Court documents reveal motive in drive-by shooting

A Greenwood teen who was arrested earlier this week for his involvement in a drive-by shooting said he shot at a man because he sold him fake marijuana six years ago, and because he wanted street credibility.

Jonah Henderson, 18, 1194 S. Morgantown Road, was arrested Tuesday on a charge of attempted murder. The Johnson County Prosecutor’s Office will decide what, if any, charges to file.

Police were dispatched at 11:30 a.m. Tuesday to the 5000 block of Old Smith Valley Road on a report of shots fired. A man told police he had been shot at by Henderson, according to court documents.

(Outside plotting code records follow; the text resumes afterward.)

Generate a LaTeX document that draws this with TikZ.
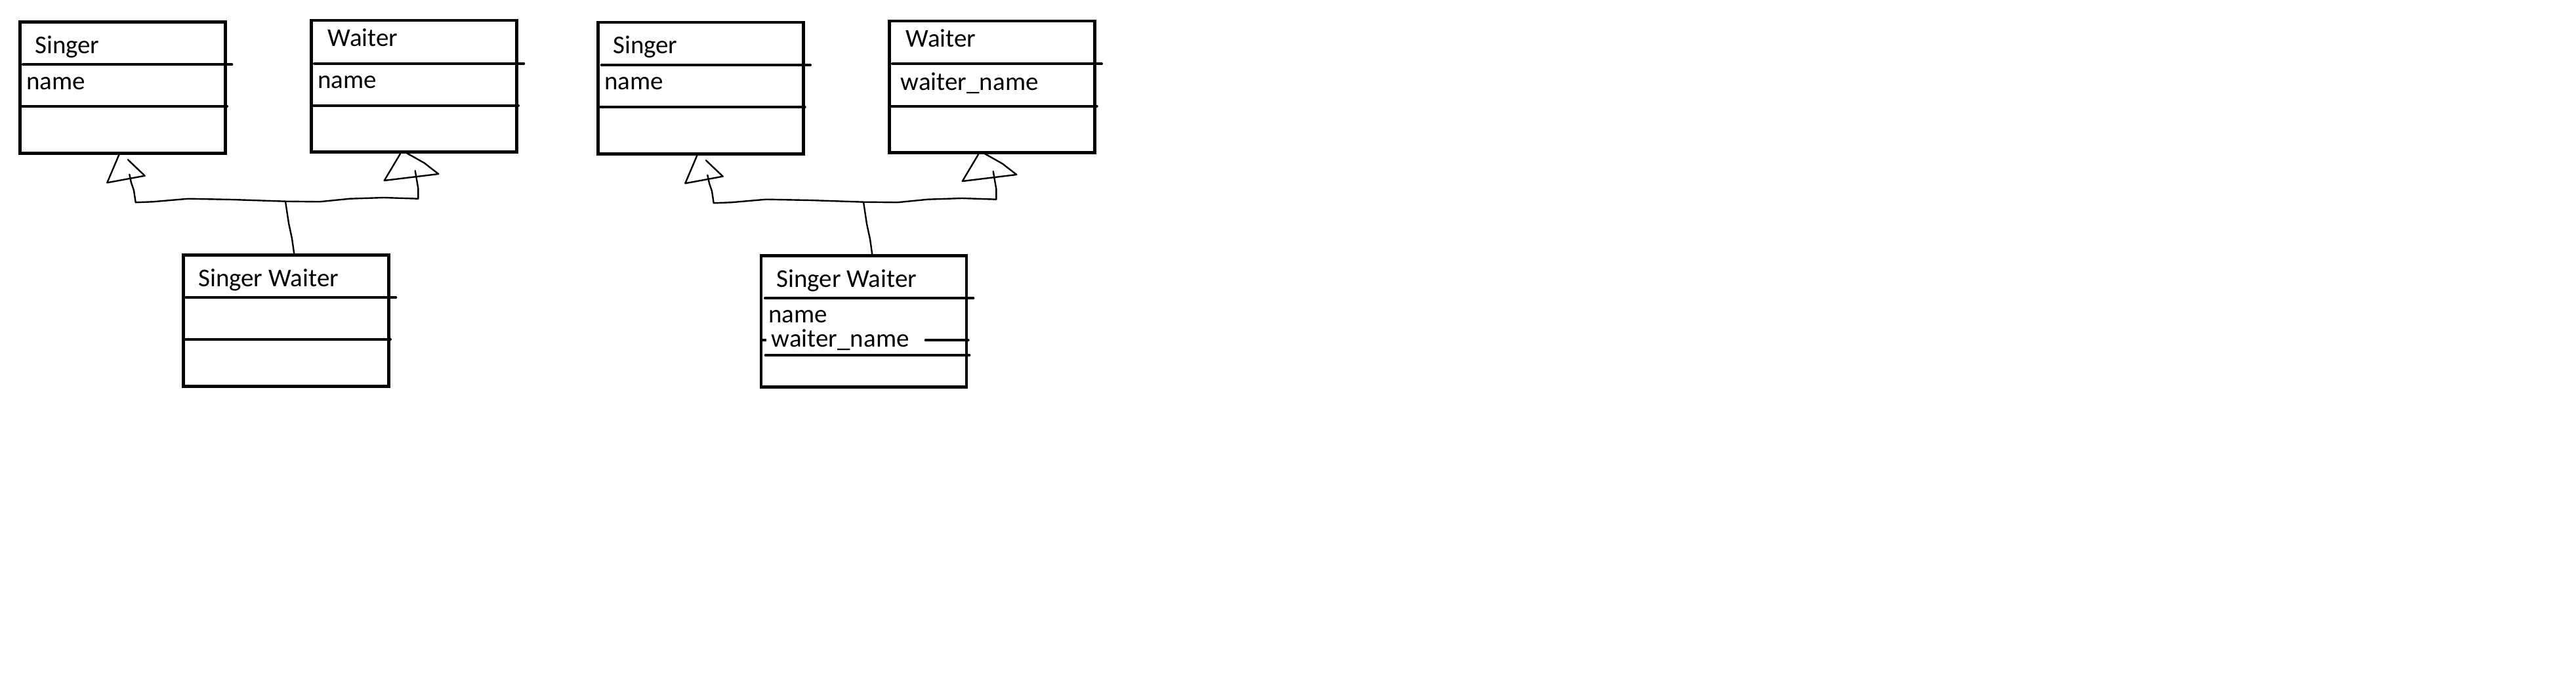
\documentclass[tikz,border=0pt]{standalone}
\usepackage{fontspec}
\setmainfont{Carlito}
\tikzset{
  classbox/.style={draw=black, line width=4.4pt, inner sep=0pt, minimum width=313pt, minimum height=200pt},
  sep/.style={draw=black, line width=4pt, line cap=round},
  link/.style={draw=black, line width=2.4pt, line join=round, line cap=round},
  lbl/.style={anchor=base west, inner sep=0pt, font=\fontsize{39pt}{47pt}\selectfont}
}
\newcommand\drawlinks[1]{%
  \coordinate (#1j) at (435,306.7);
  \coordinate (#1s) at (448.3,386.5);
  % open triangle under Singer
  \draw[link] (181.7,235) -- (163.3,278.3) -- (220.7,267.7) -- (195,243.3);
  % open triangle under Waiter
  \draw[link] (610,234.3) -- (585.7,275) -- (668.3,265) -- (646.7,248.3) -- (633.3,240.7) -- (620,233.3);
  % branch line
  \draw[link] (197.3,265.7) -- (200,278.3) -- (204,290) -- (206.7,308.3) -- (233.3,307.3)
     -- (286.7,302.7) -- (353.3,304) -- (#1j) -- (486.7,307.3) -- (533.3,302.7)
     -- (585,301) -- (637.3,302.7) -- (637.3,286.7) -- (635,273.3) -- (632.7,260);
  % stem
  \draw[link] (#1j) -- (440,340) -- (445,363.3) -- (#1s);
}
\begin{document}
\begin{tikzpicture}[x=1pt, y=-1pt]
\useasboundingbox (0,0) rectangle (3926,1051);
\fill[white] (0,0) rectangle (3926,1051);

% ---------- group 1 ----------
\node[classbox] (singerA) at (187,133.4) {};
\node[classbox] (waiterA) at (630.8,131.3) {};
\node[classbox] (swA) at (436,488.3) {};
\draw[sep] (35,98.3) -- (353.3,98.3);
\draw[sep] (30,162.3) -- (346,162.3);
\draw[sep] (479,96.7) -- (798.3,96.7);
\draw[sep] (474,160.7) -- (790,160.7);
\draw[sep] (283.3,453.3) -- (603.3,453.3);
\draw[sep] (279,516.7) -- (595,516.7);
\node[lbl] (tSingerA) at (53,81.7) {Singer};
\node[lbl] (aSingerA) at (40,137) {name};
\node[lbl] (tWaiterA) at (499.5,71) {Waiter};
\node[lbl] (aWaiterA) at (484,135) {name};
\node[lbl] (tswA) at (302,436) {Singer Waiter};
\drawlinks{A}

% ---------- group 2 ----------
\node[classbox] (singerB) at (1068,134.3) {};
\node[classbox] (waiterB) at (1512,132.3) {};
\node[classbox] (swB) at (1316.7,489.3) {};
\draw[sep] (916.7,99) -- (1235,99);
\draw[sep] (912,163.3) -- (1226.7,163.3);
\draw[sep] (1360,97.3) -- (1679,97.3);
\draw[sep] (1355,161.7) -- (1671.7,161.7);
\draw[sep] (1166,454.3) -- (1483.3,454.3);
\draw[sep, line cap=butt] (1162,518.3) -- (1167.5,518.3);
\draw[sep] (1410.7,518.3) -- (1475.7,518.3);
\draw[sep] (1166.7,541) -- (1477.3,541);
\node[lbl] (tSingerB) at (934,82) {Singer};
\node[lbl] (aSingerB) at (921,137) {name};
\node[lbl] (tWaiterB) at (1380.5,72) {Waiter};
\node[lbl] (aWaiterB) at (1372.5,138) {waiter\_name};
\node[lbl] (tswB) at (1183,437) {Singer Waiter};
\node[lbl] (a1swB) at (1171,491) {name};
\node[lbl] (a2swB) at (1175.5,528) {waiter\_name};
\begin{scope}[shift={(881,1)}]
  \drawlinks{B}
\end{scope}
\end{tikzpicture}
\end{document}
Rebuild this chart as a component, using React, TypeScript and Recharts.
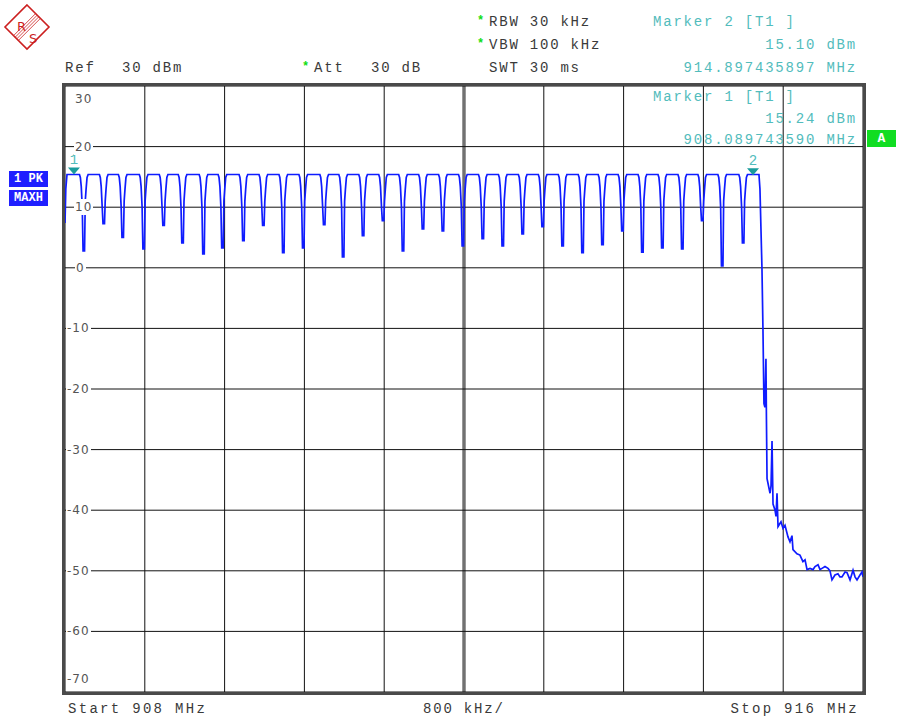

The man told police he ran into Henderson at the gas station earlier that morning, and he and Henderson had exchanged dirty looks. He told police Henderson and another occupant of the car then followed him to a house on Old Smith Valley Road, court documents said.

That is when Henderson got out of the vehicle and pointed "something" at the man. The man heard multiple gunshots. One of the bullets broke glass on the porch and a second hit a wall above his head, according to court documents.

Officers at the scene found several bullet holes near the home, including one at head height near the door where the man and a woman were standing, on a cardboard box on the deck near the front door and in a garbage can outside the home, court documents said.

Henderson fled the scene and was arrested later that day at a trailer park in Edinburgh.

Henderson told Johnson County Sheriff’s Office detectives in an interview he bought the gun for $200 in Indianapolis, and he and a juvenile were going to the gas station when he saw the man and got angry. He told police the man had sold him fake marijuana when he was 12 years old, according to court documents.

He also told detectives he shot at the man because he was trying to gain "street credibility," court documents said.

After the shooting, Henderson told detectives he took an Uber to Walmart where he stole a sweatshirt to conceal his identity. He then took an Uber to his Greenwood home and drove down to Edinburgh, where he was later arrested, according to court documents.

He is being held at the Johnson County jail.